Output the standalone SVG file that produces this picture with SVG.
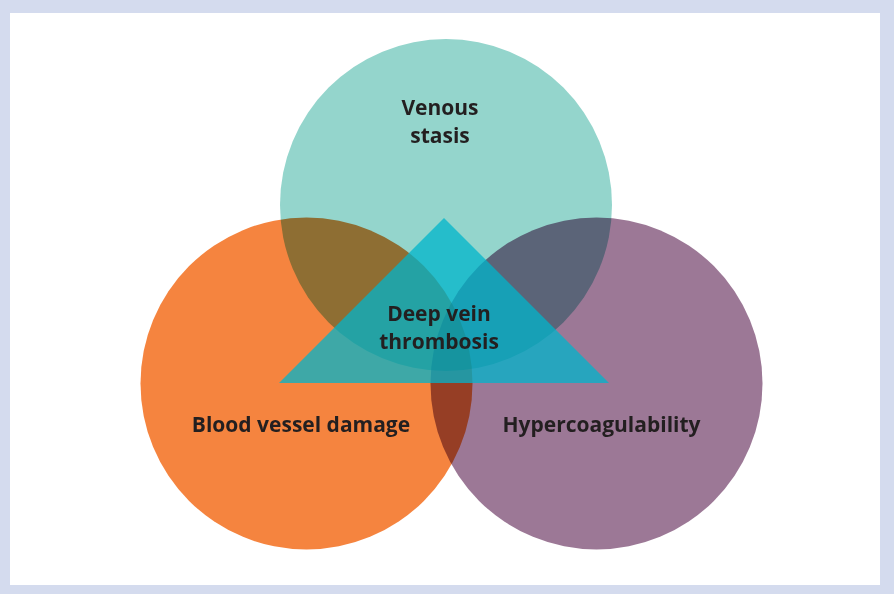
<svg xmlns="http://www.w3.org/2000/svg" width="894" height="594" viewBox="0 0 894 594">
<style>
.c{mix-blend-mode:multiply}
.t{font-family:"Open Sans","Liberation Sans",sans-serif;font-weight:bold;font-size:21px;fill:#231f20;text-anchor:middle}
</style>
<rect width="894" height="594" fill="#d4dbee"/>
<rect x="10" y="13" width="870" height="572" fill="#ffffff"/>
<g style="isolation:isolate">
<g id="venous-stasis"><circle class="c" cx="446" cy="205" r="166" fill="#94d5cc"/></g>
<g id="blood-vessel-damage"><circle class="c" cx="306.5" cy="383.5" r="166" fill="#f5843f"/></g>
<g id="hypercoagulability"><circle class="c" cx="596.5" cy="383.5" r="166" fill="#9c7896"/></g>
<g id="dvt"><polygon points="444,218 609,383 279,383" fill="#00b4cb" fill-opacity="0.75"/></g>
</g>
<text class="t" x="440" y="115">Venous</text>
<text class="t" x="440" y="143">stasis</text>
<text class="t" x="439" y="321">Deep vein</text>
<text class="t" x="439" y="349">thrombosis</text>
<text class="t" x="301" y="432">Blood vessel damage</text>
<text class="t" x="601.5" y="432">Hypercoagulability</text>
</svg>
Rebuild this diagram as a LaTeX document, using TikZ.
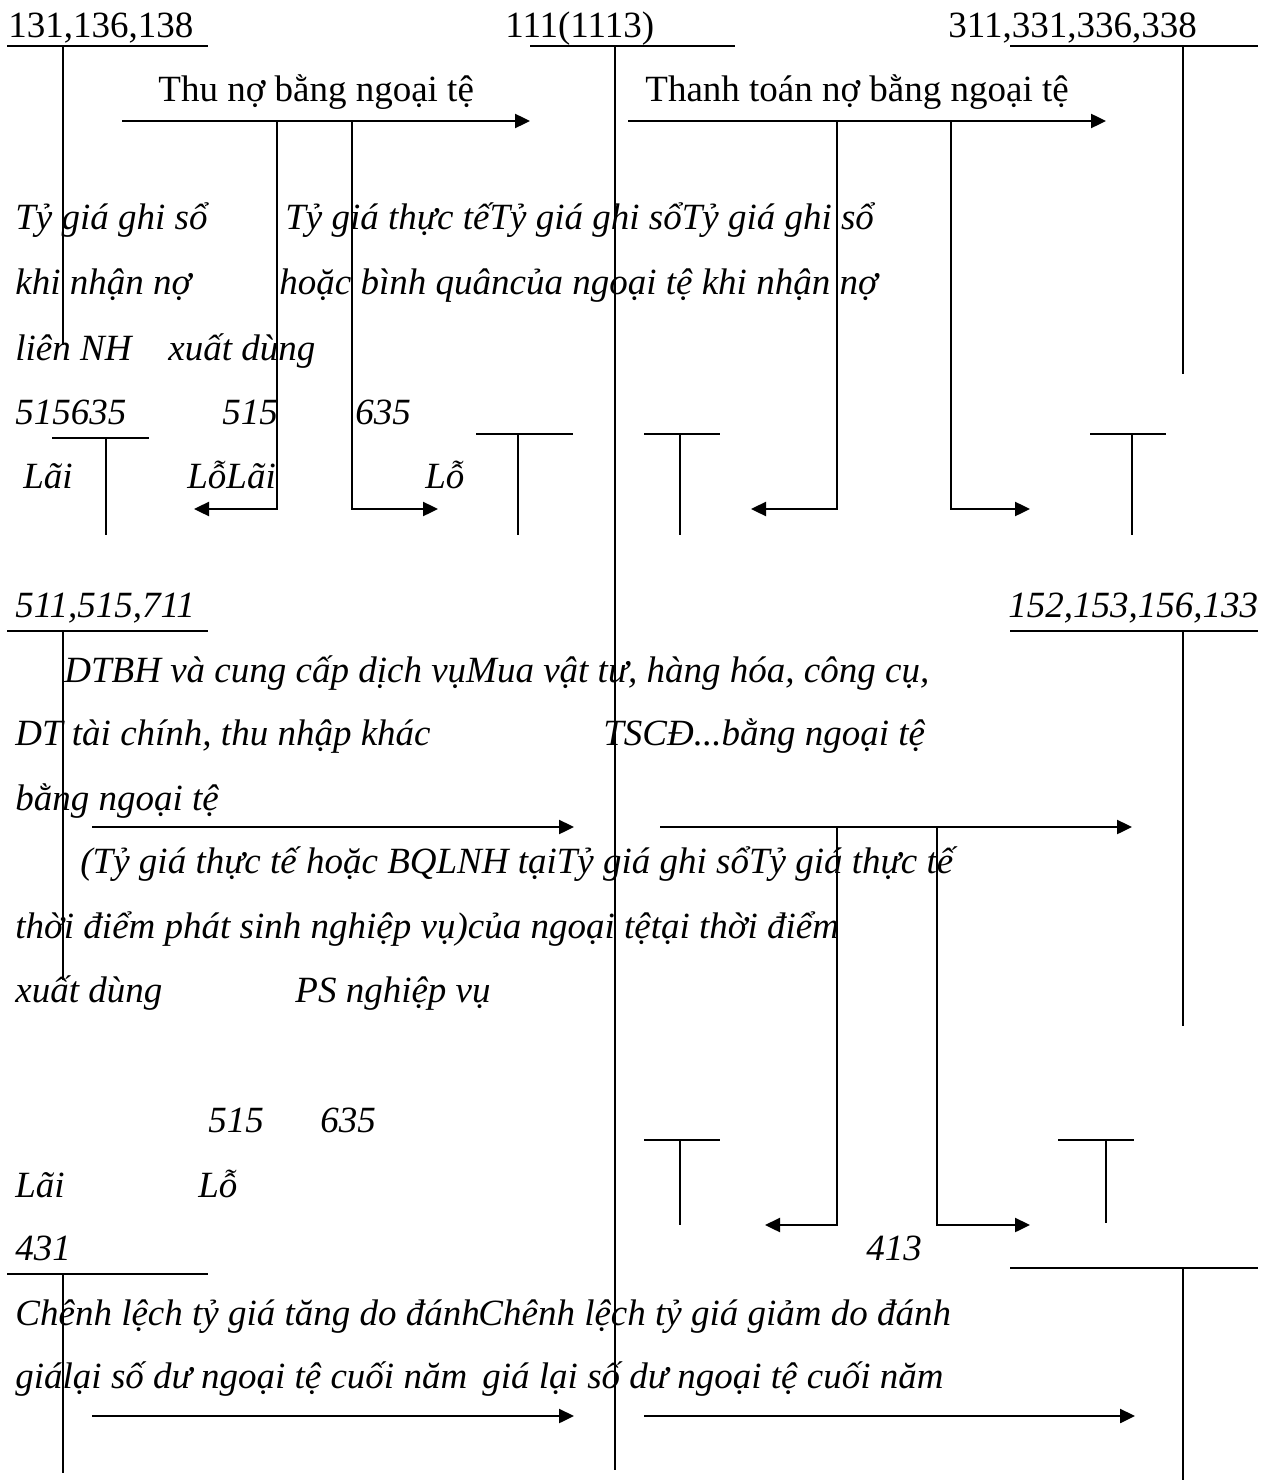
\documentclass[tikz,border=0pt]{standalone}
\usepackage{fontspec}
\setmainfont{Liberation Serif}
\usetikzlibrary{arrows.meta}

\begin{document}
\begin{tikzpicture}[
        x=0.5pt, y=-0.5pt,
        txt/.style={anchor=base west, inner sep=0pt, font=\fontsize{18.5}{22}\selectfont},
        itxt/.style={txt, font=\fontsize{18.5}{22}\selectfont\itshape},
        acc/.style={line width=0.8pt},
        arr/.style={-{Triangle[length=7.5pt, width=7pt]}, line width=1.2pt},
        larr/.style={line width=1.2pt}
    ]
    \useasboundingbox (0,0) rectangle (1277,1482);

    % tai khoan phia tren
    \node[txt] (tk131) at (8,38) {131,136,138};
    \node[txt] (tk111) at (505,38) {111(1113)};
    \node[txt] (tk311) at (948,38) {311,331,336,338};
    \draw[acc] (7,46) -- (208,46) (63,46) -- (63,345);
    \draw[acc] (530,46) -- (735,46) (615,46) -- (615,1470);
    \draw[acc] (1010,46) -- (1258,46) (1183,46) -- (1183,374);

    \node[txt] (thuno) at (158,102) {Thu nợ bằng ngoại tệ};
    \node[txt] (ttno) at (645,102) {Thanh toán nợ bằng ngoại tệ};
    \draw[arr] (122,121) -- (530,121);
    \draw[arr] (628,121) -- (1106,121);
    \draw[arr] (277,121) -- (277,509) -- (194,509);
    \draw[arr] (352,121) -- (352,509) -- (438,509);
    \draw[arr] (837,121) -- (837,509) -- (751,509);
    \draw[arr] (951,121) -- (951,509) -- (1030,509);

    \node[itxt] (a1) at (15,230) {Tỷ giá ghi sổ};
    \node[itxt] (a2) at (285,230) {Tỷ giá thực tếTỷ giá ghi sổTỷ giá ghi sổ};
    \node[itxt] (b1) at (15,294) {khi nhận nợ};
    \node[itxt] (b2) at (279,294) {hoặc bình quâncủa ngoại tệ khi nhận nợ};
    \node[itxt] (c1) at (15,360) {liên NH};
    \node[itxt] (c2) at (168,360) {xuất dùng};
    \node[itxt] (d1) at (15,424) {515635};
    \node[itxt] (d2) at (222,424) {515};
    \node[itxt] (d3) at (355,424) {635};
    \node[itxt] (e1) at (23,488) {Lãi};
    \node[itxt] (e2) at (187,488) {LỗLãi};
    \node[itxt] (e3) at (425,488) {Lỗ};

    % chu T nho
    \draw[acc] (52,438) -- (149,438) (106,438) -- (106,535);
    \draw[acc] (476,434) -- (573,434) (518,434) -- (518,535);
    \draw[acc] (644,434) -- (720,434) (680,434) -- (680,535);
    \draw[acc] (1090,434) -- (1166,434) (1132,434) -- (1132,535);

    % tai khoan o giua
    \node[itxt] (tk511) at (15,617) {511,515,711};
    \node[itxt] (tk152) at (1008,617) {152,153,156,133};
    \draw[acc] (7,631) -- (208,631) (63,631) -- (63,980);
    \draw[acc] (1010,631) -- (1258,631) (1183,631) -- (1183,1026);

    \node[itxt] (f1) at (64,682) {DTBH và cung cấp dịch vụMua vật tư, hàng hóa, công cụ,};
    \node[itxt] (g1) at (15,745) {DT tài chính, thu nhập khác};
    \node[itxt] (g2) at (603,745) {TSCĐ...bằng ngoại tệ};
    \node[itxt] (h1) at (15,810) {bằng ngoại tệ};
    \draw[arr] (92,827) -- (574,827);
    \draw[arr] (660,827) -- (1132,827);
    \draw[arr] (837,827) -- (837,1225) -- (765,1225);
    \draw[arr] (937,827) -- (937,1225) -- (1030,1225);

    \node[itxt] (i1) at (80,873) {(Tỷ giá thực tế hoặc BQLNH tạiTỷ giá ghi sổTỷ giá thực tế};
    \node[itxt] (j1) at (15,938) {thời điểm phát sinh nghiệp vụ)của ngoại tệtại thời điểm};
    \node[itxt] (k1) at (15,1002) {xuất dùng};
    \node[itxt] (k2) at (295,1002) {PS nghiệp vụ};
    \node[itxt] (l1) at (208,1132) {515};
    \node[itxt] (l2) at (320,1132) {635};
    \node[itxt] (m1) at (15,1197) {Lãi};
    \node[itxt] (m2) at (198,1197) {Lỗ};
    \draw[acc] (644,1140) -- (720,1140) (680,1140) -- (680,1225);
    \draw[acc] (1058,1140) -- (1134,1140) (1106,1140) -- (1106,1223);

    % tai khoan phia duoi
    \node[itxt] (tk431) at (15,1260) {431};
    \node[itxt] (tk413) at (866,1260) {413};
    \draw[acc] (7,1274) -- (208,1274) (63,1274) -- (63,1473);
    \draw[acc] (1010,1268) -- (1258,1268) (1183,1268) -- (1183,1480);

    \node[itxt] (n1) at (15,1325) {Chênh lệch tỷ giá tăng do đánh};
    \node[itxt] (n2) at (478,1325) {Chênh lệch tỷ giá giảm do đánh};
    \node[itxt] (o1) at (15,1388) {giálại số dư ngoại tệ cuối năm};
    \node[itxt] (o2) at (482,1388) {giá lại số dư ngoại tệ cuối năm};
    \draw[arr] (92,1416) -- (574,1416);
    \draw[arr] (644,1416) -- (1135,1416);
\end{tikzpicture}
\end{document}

* * * * *

Your instructions
Report each line of the material above where the word "standalone" appears.

Written solution
Output the standalone SVG file that produces this picture with SVG.
\documentclass[tikz,border=0pt]{standalone}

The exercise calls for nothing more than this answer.